EXERCISE DIRECTIONS:
Transcribe the whole listing below without changing a word, but leave out every image.

________________________________________

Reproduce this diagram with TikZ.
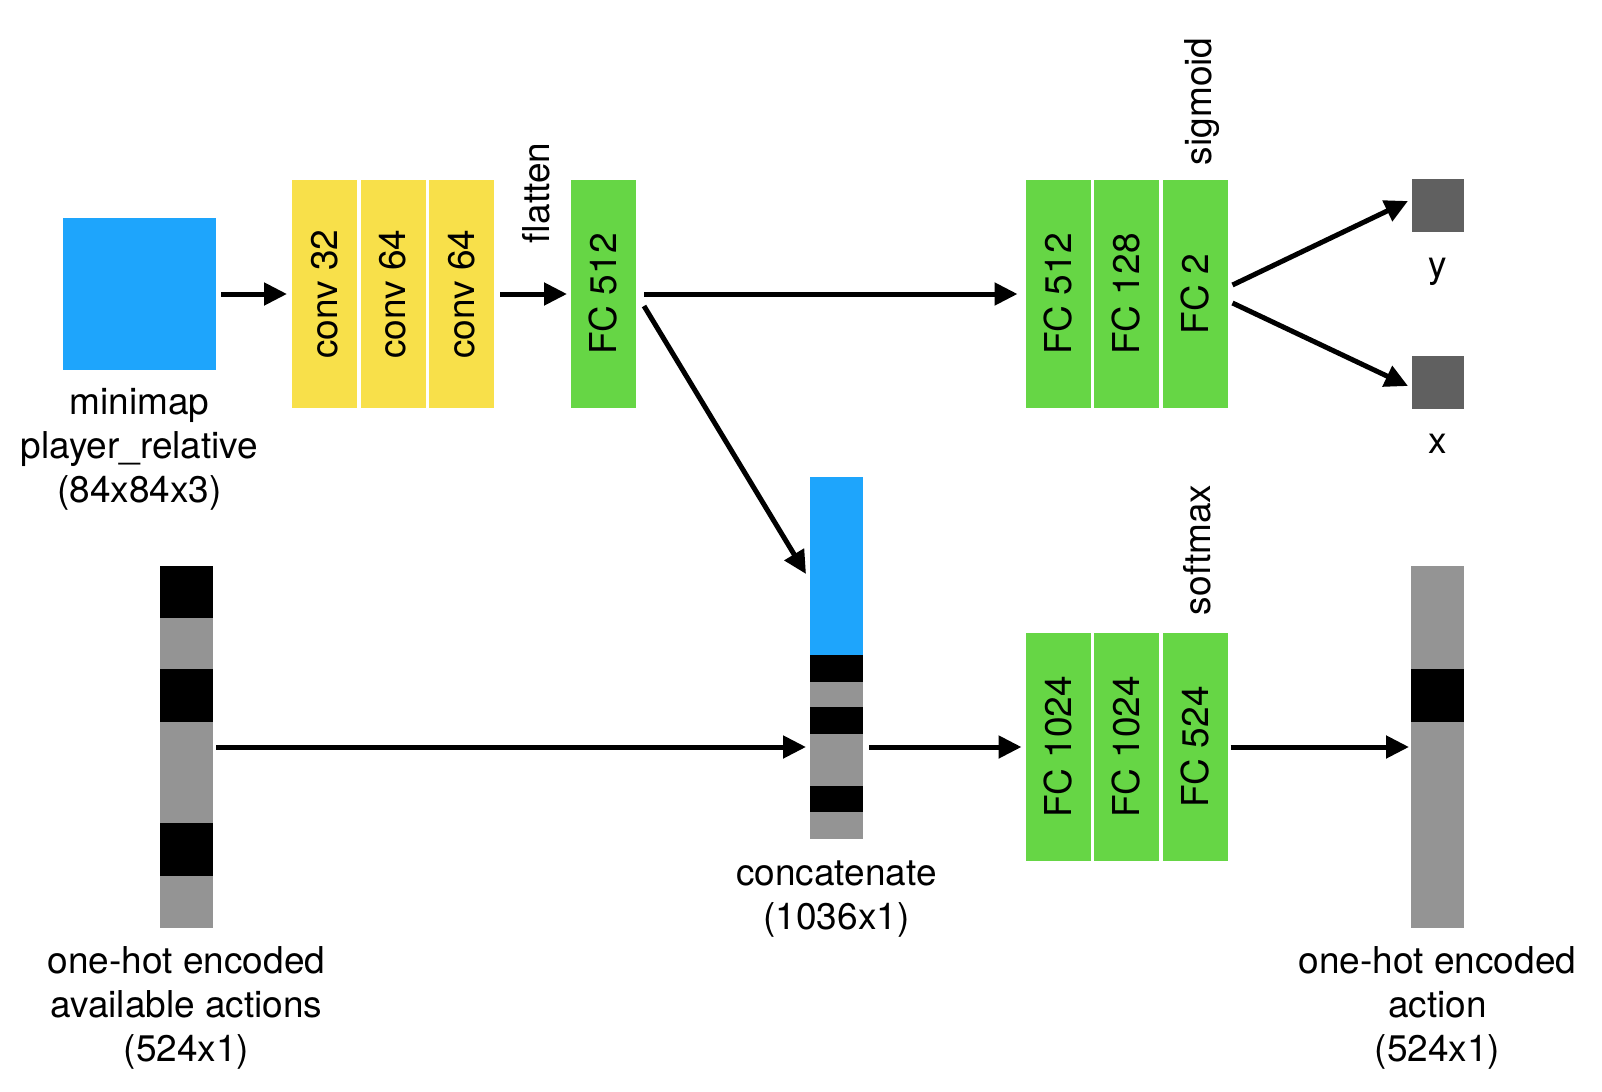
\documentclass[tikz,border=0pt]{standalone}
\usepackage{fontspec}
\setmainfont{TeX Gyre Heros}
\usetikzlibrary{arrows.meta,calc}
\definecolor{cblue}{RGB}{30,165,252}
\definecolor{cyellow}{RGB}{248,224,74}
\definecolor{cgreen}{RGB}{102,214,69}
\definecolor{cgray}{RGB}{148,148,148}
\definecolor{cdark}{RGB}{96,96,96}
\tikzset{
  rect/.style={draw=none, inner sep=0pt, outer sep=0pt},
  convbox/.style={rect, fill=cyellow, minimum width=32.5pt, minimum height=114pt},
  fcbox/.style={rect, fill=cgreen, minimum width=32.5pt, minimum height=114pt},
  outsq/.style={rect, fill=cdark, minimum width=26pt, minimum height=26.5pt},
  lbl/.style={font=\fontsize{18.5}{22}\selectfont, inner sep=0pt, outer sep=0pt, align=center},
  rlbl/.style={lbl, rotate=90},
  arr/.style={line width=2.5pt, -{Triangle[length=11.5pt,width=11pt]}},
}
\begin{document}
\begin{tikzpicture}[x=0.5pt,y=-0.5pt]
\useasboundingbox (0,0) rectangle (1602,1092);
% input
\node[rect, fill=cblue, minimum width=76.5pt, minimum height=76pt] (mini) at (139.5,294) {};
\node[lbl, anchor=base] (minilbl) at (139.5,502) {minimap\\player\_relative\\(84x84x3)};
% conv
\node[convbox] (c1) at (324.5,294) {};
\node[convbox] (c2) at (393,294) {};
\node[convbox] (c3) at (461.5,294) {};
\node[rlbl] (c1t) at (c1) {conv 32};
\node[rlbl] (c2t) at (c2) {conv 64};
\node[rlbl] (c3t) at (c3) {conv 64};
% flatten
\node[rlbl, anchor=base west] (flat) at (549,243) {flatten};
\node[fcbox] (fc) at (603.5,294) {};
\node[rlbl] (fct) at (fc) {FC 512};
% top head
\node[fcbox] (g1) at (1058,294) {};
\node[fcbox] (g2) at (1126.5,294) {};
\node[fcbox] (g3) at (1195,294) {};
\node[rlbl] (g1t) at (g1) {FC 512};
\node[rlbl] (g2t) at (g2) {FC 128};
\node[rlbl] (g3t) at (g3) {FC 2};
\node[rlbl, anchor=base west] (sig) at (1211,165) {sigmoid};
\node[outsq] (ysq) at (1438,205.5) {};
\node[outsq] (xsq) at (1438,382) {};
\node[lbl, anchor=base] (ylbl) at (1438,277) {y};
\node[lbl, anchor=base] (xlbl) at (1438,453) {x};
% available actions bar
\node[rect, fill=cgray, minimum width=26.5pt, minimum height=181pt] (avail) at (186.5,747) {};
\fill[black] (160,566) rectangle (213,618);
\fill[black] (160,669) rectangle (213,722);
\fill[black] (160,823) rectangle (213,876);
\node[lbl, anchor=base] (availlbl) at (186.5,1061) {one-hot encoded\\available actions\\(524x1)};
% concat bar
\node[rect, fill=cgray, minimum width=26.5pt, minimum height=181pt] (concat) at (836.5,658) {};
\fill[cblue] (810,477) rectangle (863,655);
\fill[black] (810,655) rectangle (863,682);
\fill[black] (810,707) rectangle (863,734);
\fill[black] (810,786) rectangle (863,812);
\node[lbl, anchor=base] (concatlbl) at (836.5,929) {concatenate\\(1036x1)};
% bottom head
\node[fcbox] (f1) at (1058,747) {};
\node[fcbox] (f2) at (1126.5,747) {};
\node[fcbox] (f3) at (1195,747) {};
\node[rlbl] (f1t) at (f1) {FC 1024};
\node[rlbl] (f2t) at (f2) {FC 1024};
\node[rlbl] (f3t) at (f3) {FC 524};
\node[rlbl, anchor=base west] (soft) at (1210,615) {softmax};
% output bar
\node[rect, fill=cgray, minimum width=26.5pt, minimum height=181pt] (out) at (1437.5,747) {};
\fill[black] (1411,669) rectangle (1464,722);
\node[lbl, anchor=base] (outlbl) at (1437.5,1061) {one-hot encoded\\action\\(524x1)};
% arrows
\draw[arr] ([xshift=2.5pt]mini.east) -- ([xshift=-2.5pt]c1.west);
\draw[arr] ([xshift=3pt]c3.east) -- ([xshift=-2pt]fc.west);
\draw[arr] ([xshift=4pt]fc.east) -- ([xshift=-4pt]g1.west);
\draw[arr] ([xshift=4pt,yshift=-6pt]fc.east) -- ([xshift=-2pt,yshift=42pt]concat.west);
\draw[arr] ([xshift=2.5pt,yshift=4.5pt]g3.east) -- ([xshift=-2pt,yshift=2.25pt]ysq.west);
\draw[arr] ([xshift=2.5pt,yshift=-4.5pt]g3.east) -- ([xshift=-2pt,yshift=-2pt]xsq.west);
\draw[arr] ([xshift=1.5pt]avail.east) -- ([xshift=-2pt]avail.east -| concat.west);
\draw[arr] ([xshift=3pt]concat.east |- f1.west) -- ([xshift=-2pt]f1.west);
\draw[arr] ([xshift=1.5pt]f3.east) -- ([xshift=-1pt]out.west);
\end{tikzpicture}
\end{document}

________________________________________

CORRECT RESPONSE:
Reproduce this diagram with TikZ.
\documentclass[tikz,border=0pt]{standalone}
\usepackage{fontspec}
\setmainfont{TeX Gyre Heros}
\usetikzlibrary{arrows.meta,calc}
\definecolor{cblue}{RGB}{30,165,252}
\definecolor{cyellow}{RGB}{248,224,74}
\definecolor{cgreen}{RGB}{102,214,69}
\definecolor{cgray}{RGB}{148,148,148}
\definecolor{cdark}{RGB}{96,96,96}
\tikzset{
  rect/.style={draw=none, inner sep=0pt, outer sep=0pt},
  convbox/.style={rect, fill=cyellow, minimum width=32.5pt, minimum height=114pt},
  fcbox/.style={rect, fill=cgreen, minimum width=32.5pt, minimum height=114pt},
  outsq/.style={rect, fill=cdark, minimum width=26pt, minimum height=26.5pt},
  lbl/.style={font=\fontsize{18.5}{22}\selectfont, inner sep=0pt, outer sep=0pt, align=center},
  rlbl/.style={lbl, rotate=90},
  arr/.style={line width=2.5pt, -{Triangle[length=11.5pt,width=11pt]}},
}
\begin{document}
\begin{tikzpicture}[x=0.5pt,y=-0.5pt]
\useasboundingbox (0,0) rectangle (1602,1092);
% input
\node[rect, fill=cblue, minimum width=76.5pt, minimum height=76pt] (mini) at (139.5,294) {};
\node[lbl, anchor=base] (minilbl) at (139.5,502) {minimap\\player\_relative\\(84x84x3)};
% conv
\node[convbox] (c1) at (324.5,294) {};
\node[convbox] (c2) at (393,294) {};
\node[convbox] (c3) at (461.5,294) {};
\node[rlbl] (c1t) at (c1) {conv 32};
\node[rlbl] (c2t) at (c2) {conv 64};
\node[rlbl] (c3t) at (c3) {conv 64};
% flatten
\node[rlbl, anchor=base west] (flat) at (549,243) {flatten};
\node[fcbox] (fc) at (603.5,294) {};
\node[rlbl] (fct) at (fc) {FC 512};
% top head
\node[fcbox] (g1) at (1058,294) {};
\node[fcbox] (g2) at (1126.5,294) {};
\node[fcbox] (g3) at (1195,294) {};
\node[rlbl] (g1t) at (g1) {FC 512};
\node[rlbl] (g2t) at (g2) {FC 128};
\node[rlbl] (g3t) at (g3) {FC 2};
\node[rlbl, anchor=base west] (sig) at (1211,165) {sigmoid};
\node[outsq] (ysq) at (1438,205.5) {};
\node[outsq] (xsq) at (1438,382) {};
\node[lbl, anchor=base] (ylbl) at (1438,277) {y};
\node[lbl, anchor=base] (xlbl) at (1438,453) {x};
% available actions bar
\node[rect, fill=cgray, minimum width=26.5pt, minimum height=181pt] (avail) at (186.5,747) {};
\fill[black] (160,566) rectangle (213,618);
\fill[black] (160,669) rectangle (213,722);
\fill[black] (160,823) rectangle (213,876);
\node[lbl, anchor=base] (availlbl) at (186.5,1061) {one-hot encoded\\available actions\\(524x1)};
% concat bar
\node[rect, fill=cgray, minimum width=26.5pt, minimum height=181pt] (concat) at (836.5,658) {};
\fill[cblue] (810,477) rectangle (863,655);
\fill[black] (810,655) rectangle (863,682);
\fill[black] (810,707) rectangle (863,734);
\fill[black] (810,786) rectangle (863,812);
\node[lbl, anchor=base] (concatlbl) at (836.5,929) {concatenate\\(1036x1)};
% bottom head
\node[fcbox] (f1) at (1058,747) {};
\node[fcbox] (f2) at (1126.5,747) {};
\node[fcbox] (f3) at (1195,747) {};
\node[rlbl] (f1t) at (f1) {FC 1024};
\node[rlbl] (f2t) at (f2) {FC 1024};
\node[rlbl] (f3t) at (f3) {FC 524};
\node[rlbl, anchor=base west] (soft) at (1210,615) {softmax};
% output bar
\node[rect, fill=cgray, minimum width=26.5pt, minimum height=181pt] (out) at (1437.5,747) {};
\fill[black] (1411,669) rectangle (1464,722);
\node[lbl, anchor=base] (outlbl) at (1437.5,1061) {one-hot encoded\\action\\(524x1)};
% arrows
\draw[arr] ([xshift=2.5pt]mini.east) -- ([xshift=-2.5pt]c1.west);
\draw[arr] ([xshift=3pt]c3.east) -- ([xshift=-2pt]fc.west);
\draw[arr] ([xshift=4pt]fc.east) -- ([xshift=-4pt]g1.west);
\draw[arr] ([xshift=4pt,yshift=-6pt]fc.east) -- ([xshift=-2pt,yshift=42pt]concat.west);
\draw[arr] ([xshift=2.5pt,yshift=4.5pt]g3.east) -- ([xshift=-2pt,yshift=2.25pt]ysq.west);
\draw[arr] ([xshift=2.5pt,yshift=-4.5pt]g3.east) -- ([xshift=-2pt,yshift=-2pt]xsq.west);
\draw[arr] ([xshift=1.5pt]avail.east) -- ([xshift=-2pt]avail.east -| concat.west);
\draw[arr] ([xshift=3pt]concat.east |- f1.west) -- ([xshift=-2pt]f1.west);
\draw[arr] ([xshift=1.5pt]f3.east) -- ([xshift=-1pt]out.west);
\end{tikzpicture}
\end{document}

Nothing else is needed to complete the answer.